Write out the lines from the top of the material through the line with "0.494, 0.487, 0.424];", exactly and with nothing added.
[BEGIN DATA LINES]
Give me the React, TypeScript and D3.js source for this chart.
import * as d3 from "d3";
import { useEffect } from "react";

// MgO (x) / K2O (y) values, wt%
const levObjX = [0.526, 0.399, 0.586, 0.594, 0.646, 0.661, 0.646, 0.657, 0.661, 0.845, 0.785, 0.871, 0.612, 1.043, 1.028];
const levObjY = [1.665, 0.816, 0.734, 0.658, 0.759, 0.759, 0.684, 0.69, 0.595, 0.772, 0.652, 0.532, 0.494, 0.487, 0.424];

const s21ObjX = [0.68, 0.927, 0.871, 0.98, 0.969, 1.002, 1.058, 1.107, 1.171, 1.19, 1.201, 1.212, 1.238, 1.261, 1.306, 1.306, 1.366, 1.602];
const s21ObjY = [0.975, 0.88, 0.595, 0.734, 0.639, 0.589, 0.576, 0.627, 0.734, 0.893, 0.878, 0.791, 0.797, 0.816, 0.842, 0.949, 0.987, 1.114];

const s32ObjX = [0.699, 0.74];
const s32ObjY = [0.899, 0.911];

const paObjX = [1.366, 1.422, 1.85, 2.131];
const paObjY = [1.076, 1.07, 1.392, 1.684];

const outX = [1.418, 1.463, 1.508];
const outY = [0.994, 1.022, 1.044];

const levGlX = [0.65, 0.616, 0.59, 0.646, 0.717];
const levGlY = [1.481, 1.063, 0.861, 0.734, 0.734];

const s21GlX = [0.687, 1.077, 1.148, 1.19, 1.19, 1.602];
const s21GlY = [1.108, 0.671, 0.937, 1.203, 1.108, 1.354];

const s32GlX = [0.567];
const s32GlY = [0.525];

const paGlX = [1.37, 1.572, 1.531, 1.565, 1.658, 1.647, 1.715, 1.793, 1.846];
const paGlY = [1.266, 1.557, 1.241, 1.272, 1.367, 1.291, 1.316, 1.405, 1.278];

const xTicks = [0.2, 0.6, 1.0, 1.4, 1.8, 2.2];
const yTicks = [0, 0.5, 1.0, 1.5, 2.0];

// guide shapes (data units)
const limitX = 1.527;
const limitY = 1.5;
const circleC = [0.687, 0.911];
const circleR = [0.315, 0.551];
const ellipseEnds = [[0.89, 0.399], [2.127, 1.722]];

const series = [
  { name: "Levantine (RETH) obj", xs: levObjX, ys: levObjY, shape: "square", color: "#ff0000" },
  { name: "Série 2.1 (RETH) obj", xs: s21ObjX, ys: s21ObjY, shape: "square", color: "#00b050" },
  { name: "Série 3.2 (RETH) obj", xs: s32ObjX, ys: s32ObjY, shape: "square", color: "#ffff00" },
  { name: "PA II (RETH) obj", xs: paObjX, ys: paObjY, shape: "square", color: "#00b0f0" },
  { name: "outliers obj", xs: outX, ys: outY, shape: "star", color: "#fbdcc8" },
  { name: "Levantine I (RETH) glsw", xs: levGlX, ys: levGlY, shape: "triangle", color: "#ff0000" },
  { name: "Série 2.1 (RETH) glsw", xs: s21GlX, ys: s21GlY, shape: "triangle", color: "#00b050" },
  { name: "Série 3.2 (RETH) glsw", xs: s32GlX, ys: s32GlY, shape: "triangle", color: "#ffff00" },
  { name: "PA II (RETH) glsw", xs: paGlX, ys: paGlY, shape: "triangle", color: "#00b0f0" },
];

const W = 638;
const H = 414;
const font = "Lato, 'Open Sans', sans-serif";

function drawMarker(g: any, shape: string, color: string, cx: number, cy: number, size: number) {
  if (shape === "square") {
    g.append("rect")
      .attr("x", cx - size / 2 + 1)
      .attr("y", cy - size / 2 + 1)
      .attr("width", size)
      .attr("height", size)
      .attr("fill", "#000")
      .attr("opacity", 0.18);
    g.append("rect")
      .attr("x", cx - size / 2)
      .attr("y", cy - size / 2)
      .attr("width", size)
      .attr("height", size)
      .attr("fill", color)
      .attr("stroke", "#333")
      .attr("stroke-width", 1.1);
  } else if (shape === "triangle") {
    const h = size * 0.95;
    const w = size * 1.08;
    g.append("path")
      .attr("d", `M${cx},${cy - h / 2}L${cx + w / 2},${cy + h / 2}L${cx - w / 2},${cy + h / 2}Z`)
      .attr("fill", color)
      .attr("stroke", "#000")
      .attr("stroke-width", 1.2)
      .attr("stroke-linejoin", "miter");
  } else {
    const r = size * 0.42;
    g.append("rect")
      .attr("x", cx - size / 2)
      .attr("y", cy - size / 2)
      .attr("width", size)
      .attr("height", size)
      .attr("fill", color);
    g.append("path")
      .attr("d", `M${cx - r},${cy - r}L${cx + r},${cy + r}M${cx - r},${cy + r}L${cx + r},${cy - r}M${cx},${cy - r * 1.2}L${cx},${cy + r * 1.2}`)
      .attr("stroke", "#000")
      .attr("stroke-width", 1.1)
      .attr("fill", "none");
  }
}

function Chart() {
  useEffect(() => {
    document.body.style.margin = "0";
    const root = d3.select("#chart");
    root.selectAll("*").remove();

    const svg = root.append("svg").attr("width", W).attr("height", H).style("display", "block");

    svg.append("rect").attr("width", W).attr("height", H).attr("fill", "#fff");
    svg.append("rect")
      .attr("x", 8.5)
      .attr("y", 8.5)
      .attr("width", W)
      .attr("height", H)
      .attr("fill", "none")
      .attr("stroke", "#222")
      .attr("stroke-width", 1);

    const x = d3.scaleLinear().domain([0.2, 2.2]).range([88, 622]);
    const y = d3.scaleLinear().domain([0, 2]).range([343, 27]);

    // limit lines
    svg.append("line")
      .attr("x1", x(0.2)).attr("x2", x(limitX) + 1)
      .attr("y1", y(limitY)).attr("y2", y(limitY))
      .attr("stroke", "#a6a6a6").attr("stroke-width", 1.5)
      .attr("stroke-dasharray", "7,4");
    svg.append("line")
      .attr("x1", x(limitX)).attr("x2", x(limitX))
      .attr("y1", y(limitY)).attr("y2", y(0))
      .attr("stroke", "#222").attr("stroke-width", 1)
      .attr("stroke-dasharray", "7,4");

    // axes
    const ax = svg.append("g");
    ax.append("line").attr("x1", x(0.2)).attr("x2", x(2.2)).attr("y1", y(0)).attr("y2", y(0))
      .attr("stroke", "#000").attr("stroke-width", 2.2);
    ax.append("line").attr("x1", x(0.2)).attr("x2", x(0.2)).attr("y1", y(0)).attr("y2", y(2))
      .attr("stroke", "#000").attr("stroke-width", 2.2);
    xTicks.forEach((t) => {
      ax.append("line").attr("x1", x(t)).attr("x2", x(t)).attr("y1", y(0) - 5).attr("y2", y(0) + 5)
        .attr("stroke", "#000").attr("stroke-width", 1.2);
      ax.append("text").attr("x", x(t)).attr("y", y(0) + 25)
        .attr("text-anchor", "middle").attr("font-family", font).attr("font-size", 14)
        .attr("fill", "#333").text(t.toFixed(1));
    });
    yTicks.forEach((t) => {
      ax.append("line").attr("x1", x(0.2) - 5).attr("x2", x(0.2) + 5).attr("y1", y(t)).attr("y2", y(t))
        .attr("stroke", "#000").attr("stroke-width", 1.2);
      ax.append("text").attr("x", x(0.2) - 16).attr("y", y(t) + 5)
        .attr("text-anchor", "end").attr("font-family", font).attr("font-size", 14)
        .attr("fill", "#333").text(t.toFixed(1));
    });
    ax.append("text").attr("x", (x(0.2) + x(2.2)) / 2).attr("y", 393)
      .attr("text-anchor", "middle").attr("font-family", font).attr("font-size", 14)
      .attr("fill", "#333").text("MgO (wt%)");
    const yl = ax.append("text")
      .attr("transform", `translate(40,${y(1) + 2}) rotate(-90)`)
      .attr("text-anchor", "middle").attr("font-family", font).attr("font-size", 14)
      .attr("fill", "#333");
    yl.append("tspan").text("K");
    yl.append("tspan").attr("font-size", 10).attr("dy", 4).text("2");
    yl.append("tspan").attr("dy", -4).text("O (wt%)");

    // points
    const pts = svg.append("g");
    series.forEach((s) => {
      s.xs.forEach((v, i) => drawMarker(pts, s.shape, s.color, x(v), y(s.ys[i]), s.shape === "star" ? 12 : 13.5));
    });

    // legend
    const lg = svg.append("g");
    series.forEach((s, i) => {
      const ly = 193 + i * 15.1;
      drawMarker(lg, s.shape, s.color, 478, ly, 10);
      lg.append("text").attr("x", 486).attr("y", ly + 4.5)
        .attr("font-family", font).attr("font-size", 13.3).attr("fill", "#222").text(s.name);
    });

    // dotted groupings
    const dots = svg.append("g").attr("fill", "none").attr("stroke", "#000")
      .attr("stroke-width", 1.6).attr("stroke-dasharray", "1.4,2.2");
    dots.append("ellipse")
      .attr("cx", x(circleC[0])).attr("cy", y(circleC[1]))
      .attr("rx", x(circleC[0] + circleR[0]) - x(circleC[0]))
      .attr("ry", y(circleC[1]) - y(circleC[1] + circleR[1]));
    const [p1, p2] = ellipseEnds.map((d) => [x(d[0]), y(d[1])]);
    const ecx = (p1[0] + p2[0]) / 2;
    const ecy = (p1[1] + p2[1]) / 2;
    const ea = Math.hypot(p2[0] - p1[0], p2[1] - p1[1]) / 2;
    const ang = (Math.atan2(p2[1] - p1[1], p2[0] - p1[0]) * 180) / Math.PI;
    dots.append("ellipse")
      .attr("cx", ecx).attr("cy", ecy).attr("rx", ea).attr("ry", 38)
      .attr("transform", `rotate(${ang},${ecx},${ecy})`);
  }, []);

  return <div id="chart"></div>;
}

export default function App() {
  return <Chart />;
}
[END DATA LINES]
WRITTEN SOLUTION:
Give me the React, TypeScript and D3.js source for this chart.
import * as d3 from "d3";
import { useEffect } from "react";

// MgO (x) / K2O (y) values, wt%
const levObjX = [0.526, 0.399, 0.586, 0.594, 0.646, 0.661, 0.646, 0.657, 0.661, 0.845, 0.785, 0.871, 0.612, 1.043, 1.028];
const levObjY = [1.665, 0.816, 0.734, 0.658, 0.759, 0.759, 0.684, 0.69, 0.595, 0.772, 0.652, 0.532, 0.494, 0.487, 0.424];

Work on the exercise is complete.